begin DATA
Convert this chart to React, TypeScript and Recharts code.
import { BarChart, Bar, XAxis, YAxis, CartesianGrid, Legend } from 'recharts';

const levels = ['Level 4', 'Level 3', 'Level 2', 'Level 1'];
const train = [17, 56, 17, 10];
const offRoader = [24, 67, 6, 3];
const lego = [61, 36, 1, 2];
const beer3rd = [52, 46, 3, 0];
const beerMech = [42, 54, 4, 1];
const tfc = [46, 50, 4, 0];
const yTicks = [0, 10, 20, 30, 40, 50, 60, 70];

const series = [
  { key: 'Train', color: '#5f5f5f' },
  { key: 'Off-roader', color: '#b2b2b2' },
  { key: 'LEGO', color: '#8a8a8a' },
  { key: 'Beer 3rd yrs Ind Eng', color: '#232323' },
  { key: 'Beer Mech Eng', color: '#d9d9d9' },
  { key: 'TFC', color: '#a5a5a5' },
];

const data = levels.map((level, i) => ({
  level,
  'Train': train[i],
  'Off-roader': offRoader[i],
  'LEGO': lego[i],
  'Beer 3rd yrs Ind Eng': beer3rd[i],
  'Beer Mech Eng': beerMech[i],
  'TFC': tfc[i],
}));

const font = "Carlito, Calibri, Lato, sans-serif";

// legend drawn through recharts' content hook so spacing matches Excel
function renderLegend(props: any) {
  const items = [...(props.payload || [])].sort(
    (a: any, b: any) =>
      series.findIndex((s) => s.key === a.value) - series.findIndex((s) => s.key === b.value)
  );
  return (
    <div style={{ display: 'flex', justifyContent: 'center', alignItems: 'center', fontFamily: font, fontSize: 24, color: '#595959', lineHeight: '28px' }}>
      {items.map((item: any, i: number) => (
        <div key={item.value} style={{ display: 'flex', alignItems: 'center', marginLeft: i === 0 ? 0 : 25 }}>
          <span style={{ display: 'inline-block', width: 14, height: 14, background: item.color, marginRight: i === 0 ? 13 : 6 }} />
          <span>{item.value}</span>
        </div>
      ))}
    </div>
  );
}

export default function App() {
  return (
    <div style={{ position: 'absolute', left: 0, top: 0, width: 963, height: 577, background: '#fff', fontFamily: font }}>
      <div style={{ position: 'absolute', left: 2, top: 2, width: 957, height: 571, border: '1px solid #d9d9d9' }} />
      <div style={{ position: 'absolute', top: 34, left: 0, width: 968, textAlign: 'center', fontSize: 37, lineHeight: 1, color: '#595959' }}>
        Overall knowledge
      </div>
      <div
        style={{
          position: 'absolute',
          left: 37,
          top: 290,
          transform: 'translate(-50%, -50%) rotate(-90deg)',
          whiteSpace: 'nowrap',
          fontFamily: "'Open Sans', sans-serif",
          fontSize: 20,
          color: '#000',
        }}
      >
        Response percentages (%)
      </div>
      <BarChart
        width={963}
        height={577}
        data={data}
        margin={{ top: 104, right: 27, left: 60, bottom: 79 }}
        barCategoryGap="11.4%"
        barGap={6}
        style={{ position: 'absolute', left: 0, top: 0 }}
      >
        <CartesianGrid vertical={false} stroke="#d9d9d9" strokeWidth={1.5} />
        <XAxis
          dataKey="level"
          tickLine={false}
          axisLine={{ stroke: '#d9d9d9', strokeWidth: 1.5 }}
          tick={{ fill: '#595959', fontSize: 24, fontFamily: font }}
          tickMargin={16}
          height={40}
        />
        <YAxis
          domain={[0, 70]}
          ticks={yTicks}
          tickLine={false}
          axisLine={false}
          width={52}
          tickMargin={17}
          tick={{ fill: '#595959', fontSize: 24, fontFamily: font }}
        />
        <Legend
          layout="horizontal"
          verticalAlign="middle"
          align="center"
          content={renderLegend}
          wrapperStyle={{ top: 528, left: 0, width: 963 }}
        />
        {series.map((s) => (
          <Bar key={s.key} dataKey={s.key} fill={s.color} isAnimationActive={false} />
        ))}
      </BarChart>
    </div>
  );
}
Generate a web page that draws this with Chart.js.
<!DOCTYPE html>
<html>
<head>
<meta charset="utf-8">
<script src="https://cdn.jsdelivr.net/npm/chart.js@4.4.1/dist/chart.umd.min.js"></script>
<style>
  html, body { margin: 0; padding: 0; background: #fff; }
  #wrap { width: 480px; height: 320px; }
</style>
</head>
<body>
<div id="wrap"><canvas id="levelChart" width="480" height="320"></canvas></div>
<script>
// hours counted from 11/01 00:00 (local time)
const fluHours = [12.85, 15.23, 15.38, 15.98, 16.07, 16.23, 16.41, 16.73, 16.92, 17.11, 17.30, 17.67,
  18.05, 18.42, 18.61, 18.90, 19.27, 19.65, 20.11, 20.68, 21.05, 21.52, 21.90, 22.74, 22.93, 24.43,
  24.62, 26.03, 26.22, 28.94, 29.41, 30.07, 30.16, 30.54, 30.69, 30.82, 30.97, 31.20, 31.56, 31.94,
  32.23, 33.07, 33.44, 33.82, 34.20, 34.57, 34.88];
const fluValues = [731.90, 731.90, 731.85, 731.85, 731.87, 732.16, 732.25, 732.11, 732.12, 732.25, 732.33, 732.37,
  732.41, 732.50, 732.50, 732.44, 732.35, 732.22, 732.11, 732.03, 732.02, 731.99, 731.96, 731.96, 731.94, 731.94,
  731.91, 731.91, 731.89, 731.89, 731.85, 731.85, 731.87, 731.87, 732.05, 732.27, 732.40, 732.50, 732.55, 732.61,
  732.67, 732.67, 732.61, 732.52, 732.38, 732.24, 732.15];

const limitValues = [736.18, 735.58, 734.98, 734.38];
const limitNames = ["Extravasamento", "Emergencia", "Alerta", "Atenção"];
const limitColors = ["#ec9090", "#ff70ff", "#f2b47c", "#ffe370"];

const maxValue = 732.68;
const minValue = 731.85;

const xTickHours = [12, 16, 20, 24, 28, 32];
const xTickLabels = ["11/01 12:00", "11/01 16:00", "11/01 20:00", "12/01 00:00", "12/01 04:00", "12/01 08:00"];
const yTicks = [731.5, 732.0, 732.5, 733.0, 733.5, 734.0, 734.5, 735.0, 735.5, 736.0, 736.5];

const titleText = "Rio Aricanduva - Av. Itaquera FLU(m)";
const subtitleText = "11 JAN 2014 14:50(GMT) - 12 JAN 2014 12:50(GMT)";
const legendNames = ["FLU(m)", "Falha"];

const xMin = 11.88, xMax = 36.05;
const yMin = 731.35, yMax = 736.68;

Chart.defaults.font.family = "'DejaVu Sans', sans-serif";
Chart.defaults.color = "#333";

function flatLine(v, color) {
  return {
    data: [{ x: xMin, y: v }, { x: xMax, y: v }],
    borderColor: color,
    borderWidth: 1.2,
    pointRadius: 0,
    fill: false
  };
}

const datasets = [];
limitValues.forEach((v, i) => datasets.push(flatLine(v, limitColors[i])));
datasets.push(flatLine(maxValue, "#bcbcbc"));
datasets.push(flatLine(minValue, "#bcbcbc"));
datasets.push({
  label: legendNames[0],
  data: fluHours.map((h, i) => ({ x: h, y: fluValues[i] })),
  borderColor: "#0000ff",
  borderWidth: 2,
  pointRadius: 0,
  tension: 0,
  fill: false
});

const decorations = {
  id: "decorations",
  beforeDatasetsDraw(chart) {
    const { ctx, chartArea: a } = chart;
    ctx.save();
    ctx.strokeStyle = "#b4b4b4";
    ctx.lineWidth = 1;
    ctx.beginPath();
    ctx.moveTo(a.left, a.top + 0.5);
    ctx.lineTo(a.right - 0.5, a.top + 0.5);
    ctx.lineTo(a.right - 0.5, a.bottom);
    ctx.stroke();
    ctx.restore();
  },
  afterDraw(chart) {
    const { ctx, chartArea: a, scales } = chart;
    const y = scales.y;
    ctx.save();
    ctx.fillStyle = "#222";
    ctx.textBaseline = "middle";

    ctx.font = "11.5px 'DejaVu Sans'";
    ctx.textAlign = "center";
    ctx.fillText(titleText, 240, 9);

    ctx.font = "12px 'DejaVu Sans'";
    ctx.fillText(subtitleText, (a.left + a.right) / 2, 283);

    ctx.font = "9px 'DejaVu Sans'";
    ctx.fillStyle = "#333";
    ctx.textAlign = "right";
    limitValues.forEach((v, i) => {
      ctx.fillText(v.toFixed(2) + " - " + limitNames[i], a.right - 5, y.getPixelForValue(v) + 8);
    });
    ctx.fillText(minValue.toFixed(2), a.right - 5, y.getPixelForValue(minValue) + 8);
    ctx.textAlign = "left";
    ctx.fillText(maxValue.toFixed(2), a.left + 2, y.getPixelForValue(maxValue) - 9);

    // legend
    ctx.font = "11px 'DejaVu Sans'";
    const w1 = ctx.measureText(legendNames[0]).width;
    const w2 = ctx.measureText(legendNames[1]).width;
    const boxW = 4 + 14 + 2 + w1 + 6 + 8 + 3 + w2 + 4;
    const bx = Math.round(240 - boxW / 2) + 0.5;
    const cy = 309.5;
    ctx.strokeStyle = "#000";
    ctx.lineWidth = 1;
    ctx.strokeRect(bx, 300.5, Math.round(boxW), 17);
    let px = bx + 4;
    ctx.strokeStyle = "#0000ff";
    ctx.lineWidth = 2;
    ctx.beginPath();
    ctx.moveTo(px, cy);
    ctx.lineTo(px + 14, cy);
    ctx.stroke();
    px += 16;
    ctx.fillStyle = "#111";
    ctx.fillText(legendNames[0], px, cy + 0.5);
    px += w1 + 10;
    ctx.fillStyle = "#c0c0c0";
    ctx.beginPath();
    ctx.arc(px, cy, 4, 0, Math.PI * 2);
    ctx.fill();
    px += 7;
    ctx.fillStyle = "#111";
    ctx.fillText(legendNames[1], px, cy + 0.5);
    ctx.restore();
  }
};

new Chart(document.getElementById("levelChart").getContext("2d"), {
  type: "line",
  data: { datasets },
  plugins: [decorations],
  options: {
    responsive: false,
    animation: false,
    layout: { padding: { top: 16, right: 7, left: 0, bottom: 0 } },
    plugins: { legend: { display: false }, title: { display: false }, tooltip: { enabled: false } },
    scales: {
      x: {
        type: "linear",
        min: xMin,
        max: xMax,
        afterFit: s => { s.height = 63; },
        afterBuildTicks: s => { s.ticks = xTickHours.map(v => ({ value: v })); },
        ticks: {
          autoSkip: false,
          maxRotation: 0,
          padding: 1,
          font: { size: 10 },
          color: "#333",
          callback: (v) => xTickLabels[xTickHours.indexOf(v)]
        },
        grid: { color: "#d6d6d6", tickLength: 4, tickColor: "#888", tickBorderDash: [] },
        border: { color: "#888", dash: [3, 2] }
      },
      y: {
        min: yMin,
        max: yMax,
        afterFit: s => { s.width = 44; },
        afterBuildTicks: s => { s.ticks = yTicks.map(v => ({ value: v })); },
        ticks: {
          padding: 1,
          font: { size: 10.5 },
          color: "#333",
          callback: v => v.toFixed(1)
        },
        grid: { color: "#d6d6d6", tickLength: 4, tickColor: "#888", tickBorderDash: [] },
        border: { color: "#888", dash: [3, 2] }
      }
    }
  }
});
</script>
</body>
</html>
end DATA
begin DATA
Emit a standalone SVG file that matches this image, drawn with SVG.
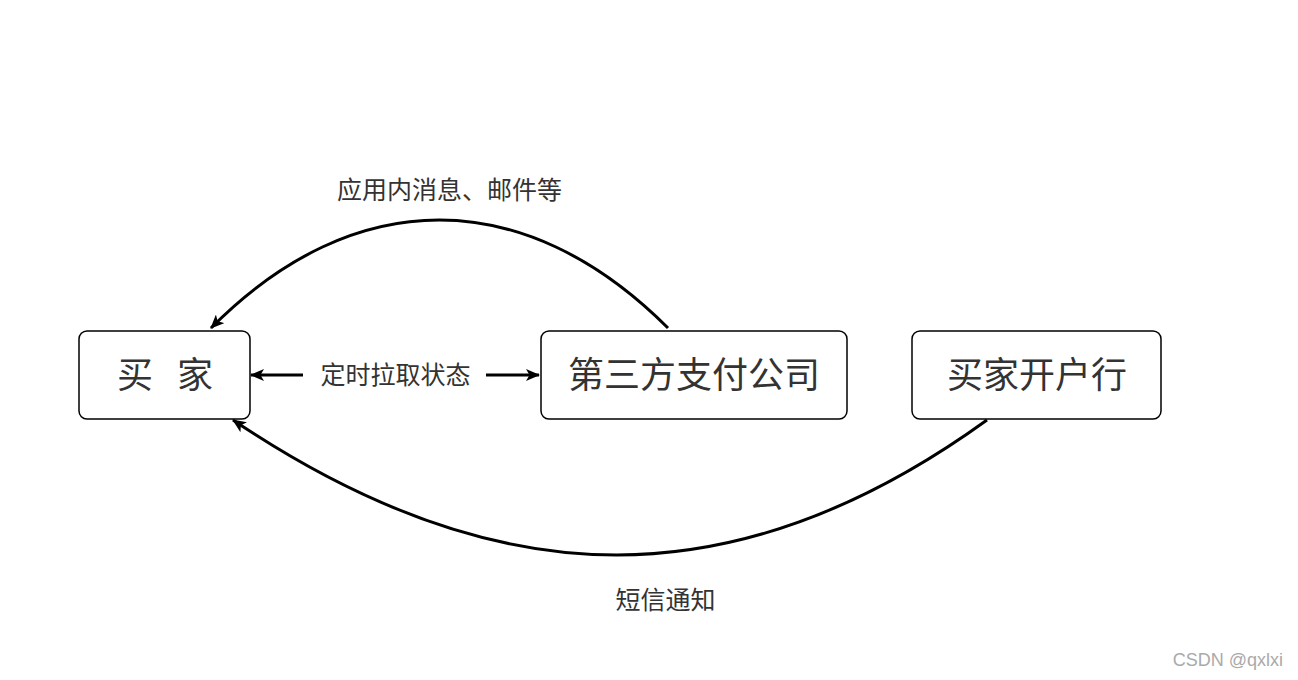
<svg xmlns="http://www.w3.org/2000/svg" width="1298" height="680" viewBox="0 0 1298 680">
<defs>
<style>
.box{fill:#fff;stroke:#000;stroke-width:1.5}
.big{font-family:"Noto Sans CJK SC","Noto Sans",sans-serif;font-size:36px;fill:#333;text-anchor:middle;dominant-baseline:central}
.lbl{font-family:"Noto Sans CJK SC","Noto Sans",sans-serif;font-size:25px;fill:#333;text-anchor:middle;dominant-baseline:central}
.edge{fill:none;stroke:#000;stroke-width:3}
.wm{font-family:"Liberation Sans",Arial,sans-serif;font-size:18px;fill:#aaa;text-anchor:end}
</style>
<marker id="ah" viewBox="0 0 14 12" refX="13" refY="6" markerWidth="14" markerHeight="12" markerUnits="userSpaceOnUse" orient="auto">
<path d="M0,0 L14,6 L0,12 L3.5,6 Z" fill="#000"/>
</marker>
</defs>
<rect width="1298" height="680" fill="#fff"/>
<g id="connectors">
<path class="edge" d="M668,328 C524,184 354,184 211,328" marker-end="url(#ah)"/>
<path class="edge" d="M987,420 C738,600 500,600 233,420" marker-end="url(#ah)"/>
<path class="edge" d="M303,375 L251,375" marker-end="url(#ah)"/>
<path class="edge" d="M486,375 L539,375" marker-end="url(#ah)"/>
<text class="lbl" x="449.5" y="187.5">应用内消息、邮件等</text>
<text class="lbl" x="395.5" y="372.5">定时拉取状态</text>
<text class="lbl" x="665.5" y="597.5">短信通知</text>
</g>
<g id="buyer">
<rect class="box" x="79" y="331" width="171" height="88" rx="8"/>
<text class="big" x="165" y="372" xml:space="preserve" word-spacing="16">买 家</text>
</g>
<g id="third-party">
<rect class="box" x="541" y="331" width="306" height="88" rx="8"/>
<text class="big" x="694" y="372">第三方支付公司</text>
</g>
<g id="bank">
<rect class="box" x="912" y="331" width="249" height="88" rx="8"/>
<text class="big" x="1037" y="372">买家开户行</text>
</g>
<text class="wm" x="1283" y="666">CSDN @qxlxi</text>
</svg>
end DATA
begin DATA
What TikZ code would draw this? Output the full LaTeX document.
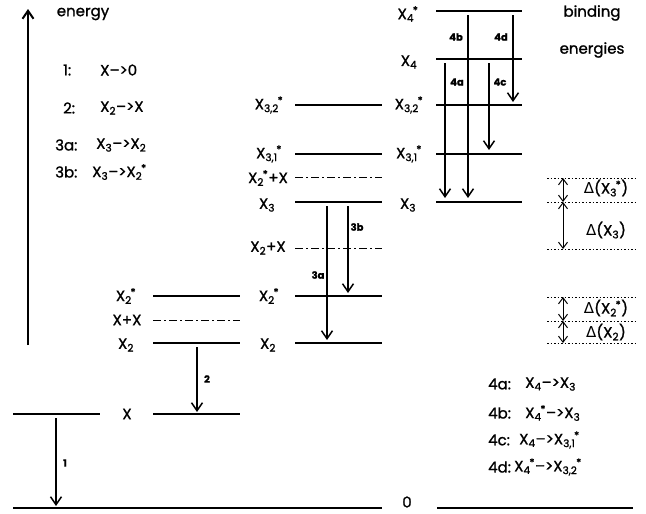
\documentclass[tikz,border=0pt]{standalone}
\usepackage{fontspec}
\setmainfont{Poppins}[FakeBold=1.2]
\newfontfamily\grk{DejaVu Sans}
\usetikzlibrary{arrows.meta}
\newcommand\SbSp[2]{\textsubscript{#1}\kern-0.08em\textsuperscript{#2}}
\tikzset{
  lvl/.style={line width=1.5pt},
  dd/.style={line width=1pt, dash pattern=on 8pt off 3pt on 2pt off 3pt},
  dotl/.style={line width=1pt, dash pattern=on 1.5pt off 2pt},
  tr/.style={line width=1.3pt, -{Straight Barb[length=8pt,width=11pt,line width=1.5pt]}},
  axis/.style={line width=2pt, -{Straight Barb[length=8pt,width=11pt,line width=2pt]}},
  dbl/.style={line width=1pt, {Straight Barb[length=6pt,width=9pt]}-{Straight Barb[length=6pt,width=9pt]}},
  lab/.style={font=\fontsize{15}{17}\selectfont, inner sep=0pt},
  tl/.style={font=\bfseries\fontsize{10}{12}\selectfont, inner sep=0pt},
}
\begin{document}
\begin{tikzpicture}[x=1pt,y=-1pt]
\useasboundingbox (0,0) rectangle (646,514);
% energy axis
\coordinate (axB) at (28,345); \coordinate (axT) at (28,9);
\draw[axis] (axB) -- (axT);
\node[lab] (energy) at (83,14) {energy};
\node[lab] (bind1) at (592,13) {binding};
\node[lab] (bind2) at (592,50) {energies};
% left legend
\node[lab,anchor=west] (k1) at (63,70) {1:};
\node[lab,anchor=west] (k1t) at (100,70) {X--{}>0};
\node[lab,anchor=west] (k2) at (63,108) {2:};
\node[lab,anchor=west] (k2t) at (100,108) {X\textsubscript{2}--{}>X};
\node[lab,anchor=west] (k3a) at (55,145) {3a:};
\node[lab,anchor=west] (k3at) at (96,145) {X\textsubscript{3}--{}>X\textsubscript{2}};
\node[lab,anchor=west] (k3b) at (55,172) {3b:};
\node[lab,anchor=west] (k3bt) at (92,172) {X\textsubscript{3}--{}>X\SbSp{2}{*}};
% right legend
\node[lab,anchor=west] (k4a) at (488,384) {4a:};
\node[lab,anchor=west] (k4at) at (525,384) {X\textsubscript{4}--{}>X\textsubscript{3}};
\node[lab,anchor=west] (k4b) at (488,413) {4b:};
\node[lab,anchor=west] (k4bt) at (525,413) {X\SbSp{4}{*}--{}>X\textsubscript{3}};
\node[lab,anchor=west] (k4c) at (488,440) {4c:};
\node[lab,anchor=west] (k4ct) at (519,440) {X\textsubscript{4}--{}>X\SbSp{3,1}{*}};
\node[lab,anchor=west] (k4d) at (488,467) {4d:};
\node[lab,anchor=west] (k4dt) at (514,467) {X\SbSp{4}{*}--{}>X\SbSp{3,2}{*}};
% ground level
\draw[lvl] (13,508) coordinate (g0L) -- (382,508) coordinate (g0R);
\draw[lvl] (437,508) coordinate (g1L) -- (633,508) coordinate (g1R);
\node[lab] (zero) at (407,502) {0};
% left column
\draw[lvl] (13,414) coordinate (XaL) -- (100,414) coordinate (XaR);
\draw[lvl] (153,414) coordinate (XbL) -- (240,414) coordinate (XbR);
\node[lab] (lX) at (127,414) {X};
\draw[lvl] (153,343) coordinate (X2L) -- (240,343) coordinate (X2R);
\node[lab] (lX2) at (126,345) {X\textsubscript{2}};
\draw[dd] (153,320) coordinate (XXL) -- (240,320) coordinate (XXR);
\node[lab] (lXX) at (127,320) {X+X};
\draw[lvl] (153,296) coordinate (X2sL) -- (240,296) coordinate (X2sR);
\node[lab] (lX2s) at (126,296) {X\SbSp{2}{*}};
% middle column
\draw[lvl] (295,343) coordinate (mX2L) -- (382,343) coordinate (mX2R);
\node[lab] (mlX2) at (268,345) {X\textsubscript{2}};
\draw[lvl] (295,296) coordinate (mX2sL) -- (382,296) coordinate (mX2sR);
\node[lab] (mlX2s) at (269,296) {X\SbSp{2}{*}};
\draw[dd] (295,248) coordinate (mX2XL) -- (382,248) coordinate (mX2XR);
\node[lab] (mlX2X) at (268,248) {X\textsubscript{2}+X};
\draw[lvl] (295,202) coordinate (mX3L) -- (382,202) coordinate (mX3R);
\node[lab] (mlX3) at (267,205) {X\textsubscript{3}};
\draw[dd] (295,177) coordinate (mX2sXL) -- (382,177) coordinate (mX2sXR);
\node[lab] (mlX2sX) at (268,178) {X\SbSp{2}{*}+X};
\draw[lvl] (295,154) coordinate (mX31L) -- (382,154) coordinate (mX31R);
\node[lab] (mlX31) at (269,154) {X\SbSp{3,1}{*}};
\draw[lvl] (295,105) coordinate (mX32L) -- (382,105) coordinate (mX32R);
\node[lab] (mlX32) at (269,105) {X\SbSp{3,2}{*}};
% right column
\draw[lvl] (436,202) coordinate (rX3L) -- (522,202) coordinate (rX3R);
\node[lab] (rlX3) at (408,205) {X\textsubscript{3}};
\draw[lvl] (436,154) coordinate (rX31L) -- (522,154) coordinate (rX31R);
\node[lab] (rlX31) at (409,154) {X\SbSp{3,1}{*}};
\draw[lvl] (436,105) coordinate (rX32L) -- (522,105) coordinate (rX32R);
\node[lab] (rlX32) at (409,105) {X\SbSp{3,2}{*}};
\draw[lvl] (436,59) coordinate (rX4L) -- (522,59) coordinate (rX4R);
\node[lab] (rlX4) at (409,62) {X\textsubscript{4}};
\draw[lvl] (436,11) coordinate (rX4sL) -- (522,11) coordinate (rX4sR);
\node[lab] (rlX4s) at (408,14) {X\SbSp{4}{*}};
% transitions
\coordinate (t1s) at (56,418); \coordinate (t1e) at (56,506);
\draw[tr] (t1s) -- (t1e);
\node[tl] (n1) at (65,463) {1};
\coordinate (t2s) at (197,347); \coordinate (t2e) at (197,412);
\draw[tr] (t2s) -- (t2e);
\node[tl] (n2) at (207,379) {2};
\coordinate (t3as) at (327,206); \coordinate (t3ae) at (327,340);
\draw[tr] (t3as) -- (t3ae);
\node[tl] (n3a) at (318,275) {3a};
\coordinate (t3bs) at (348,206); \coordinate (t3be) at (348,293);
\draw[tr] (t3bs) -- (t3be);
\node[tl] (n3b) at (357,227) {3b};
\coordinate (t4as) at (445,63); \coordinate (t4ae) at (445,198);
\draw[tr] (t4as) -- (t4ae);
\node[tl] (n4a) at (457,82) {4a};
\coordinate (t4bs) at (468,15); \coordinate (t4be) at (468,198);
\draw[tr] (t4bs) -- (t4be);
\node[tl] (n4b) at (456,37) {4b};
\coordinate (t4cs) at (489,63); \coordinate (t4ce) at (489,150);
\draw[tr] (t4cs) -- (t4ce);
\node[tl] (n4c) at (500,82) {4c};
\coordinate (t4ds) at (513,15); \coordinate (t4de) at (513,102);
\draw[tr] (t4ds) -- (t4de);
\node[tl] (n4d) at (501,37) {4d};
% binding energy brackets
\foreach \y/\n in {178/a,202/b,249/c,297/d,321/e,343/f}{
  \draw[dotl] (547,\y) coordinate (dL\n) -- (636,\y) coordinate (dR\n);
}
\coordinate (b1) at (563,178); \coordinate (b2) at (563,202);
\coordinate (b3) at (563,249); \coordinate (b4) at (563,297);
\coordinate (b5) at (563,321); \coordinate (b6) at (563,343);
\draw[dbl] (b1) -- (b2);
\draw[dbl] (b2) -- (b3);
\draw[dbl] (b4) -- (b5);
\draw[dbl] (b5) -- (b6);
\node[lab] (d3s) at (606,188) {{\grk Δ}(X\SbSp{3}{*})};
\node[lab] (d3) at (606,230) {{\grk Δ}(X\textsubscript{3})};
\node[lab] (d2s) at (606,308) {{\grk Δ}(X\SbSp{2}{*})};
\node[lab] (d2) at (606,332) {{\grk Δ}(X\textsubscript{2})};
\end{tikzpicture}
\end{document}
end DATA
* OBJECTIVE: Quote the data above from the line containing "Generate a web" to the line containing "735.5, 736.0, 736.5];", inclusive, and stop.

* WORKED ANSWER:
Generate a web page that draws this with Chart.js.
<!DOCTYPE html>
<html>
<head>
<meta charset="utf-8">
<script src="https://cdn.jsdelivr.net/npm/chart.js@4.4.1/dist/chart.umd.min.js"></script>
<style>
  html, body { margin: 0; padding: 0; background: #fff; }
  #wrap { width: 480px; height: 320px; }
</style>
</head>
<body>
<div id="wrap"><canvas id="levelChart" width="480" height="320"></canvas></div>
<script>
// hours counted from 11/01 00:00 (local time)
const fluHours = [12.85, 15.23, 15.38, 15.98, 16.07, 16.23, 16.41, 16.73, 16.92, 17.11, 17.30, 17.67,
  18.05, 18.42, 18.61, 18.90, 19.27, 19.65, 20.11, 20.68, 21.05, 21.52, 21.90, 22.74, 22.93, 24.43,
  24.62, 26.03, 26.22, 28.94, 29.41, 30.07, 30.16, 30.54, 30.69, 30.82, 30.97, 31.20, 31.56, 31.94,
  32.23, 33.07, 33.44, 33.82, 34.20, 34.57, 34.88];
const fluValues = [731.90, 731.90, 731.85, 731.85, 731.87, 732.16, 732.25, 732.11, 732.12, 732.25, 732.33, 732.37,
  732.41, 732.50, 732.50, 732.44, 732.35, 732.22, 732.11, 732.03, 732.02, 731.99, 731.96, 731.96, 731.94, 731.94,
  731.91, 731.91, 731.89, 731.89, 731.85, 731.85, 731.87, 731.87, 732.05, 732.27, 732.40, 732.50, 732.55, 732.61,
  732.67, 732.67, 732.61, 732.52, 732.38, 732.24, 732.15];

const limitValues = [736.18, 735.58, 734.98, 734.38];
const limitNames = ["Extravasamento", "Emergencia", "Alerta", "Atenção"];
const limitColors = ["#ec9090", "#ff70ff", "#f2b47c", "#ffe370"];

const maxValue = 732.68;
const minValue = 731.85;

const xTickHours = [12, 16, 20, 24, 28, 32];
const xTickLabels = ["11/01 12:00", "11/01 16:00", "11/01 20:00", "12/01 00:00", "12/01 04:00", "12/01 08:00"];
const yTicks = [731.5, 732.0, 732.5, 733.0, 733.5, 734.0, 734.5, 735.0, 735.5, 736.0, 736.5];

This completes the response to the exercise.